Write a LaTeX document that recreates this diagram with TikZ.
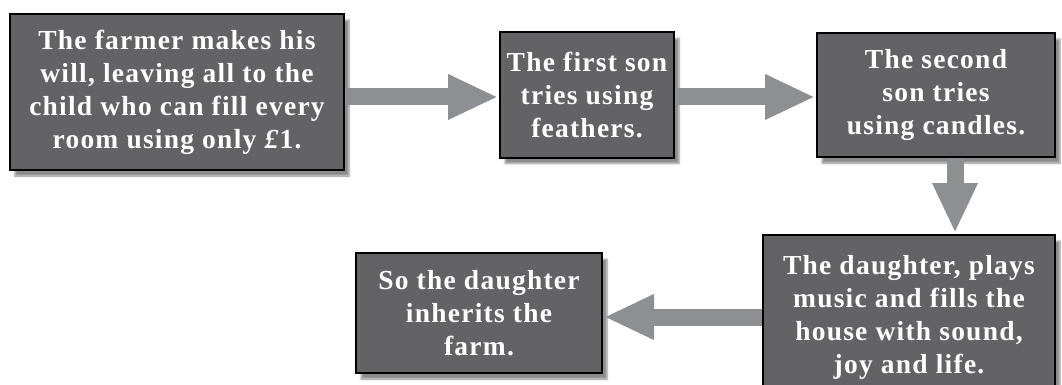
\documentclass[tikz,border=0pt]{standalone}
\usepackage{fontspec}
\setmainfont{Liberation Serif}
\newfontfamily\storyfont{Liberation Serif}[LetterSpace=4.5]
\usetikzlibrary{arrows.meta,shadows.blur}
\definecolor{boxgray}{HTML}{636366}
\definecolor{arrowgray}{HTML}{8E8F93}
\tikzset{
  story/.style={draw=black,line width=2pt,fill=boxgray,text=white,align=center,
    font=\storyfont\bfseries\fontsize{27.5}{33}\selectfont,inner sep=0pt,
    blur shadow={shadow xshift=5pt,shadow yshift=-6pt,shadow blur steps=6,shadow opacity=45}},
  flow/.style={arrowgray,line width=17pt,-{Triangle[length=50pt,width=42pt]},shorten >=1pt}
}
\begin{document}
\begin{tikzpicture}[x=1pt,y=-1pt]
    \useasboundingbox (0,0) rectangle (1062,385);
    \node[story,minimum width=334pt,minimum height=156pt] (will) at (177,92)
      {The farmer makes his\\will, leaving all to the\\child who can fill every\\room using only \textit{£}1.};
    \node[story,minimum width=174pt,minimum height=125pt] (first) at (587,95)
      {The first son\\tries using\\feathers.};
    \node[story,minimum width=238pt,minimum height=124pt] (second) at (936,95)
      {The second\\son tries\\using candles.};
    \node[story,minimum width=292pt,minimum height=164pt] (daughter) at (909,317)
      {The daughter, plays\\music and fills the\\house with sound,\\joy and life.};
    \node[story,minimum width=246pt,minimum height=120pt] (farm) at (479,313)
      {So the daughter\\inherits the\\farm.};
    \draw[flow] (will.east |- 0,97) -- (first.west |- 0,97);
    \draw[flow] (first.east |- 0,97) -- (second.west |- 0,97);
    \draw[flow] ([xshift=19pt]second.south) -- ([xshift=19pt]second.south |- daughter.north);
    \draw[flow] (daughter.west) -- (daughter.west -| farm.east);
  \end{tikzpicture}
\end{document}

DIRECTIONS. Go over the data above and copy every line that has the word "with" in it.

WRITTEN REPLY.
Write a LaTeX document that recreates this diagram with TikZ.
      {The daughter, plays\\music and fills the\\house with sound,\\joy and life.};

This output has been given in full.